The hurricane had its eye, and in he came. Without words you just want to wrap him up into a ball and hug him and tell him that everything will be ok and somehow figure out a way to make that so. It's the anniversary, he said. Of my dad. He did it when we were on our way to school. And inside, every curse word imaginable, how can you possibly?! That he is one of three. And his birthday yesterday, and how excited he was. And before we can even get into it he is whisked away to class and there is SO. MUCH. LEFT. Entire carriages full of luggage to get through. The afternoon hours are a miasma a whirlwind of emotional volcanoes and he is stuck in my mind. That he came to me. And that he offered it to me, first to me, only to me. And I thought back to all of the conversations and the realization that you're in it now, you're all in, and that my heart swelled at the thought and the magic in knowing that you made the right choice. And I found him in the library, sitting alone, intent, sad.
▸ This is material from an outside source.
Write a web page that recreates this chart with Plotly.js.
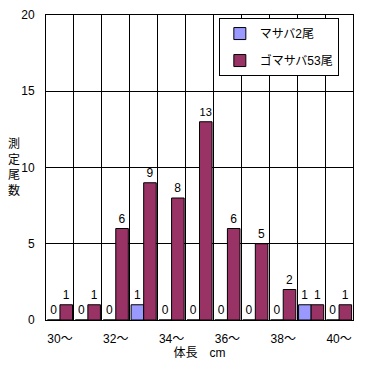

And sitting down across from him I slid the chocolate bar across the table. "Do you remember the dementors in Harry Potter?" His face is alight with the most important smile I have seen all week. He nods. "Remember how to recover after they try to suck the life and happiness out of you?" He is simultaneously nodding and unwrapping the chocolate and this smile, I feel it in my toes even. "We can't necessarily control the things that happen to us. But we can control how we react to them. Your strength and your ability to make good choices for yourself are your patronus. You can dig into that well of strength whenever you need it. And I will always have chocolate."

To have been called to do this, and to have these kids. Let me continue to do Your work.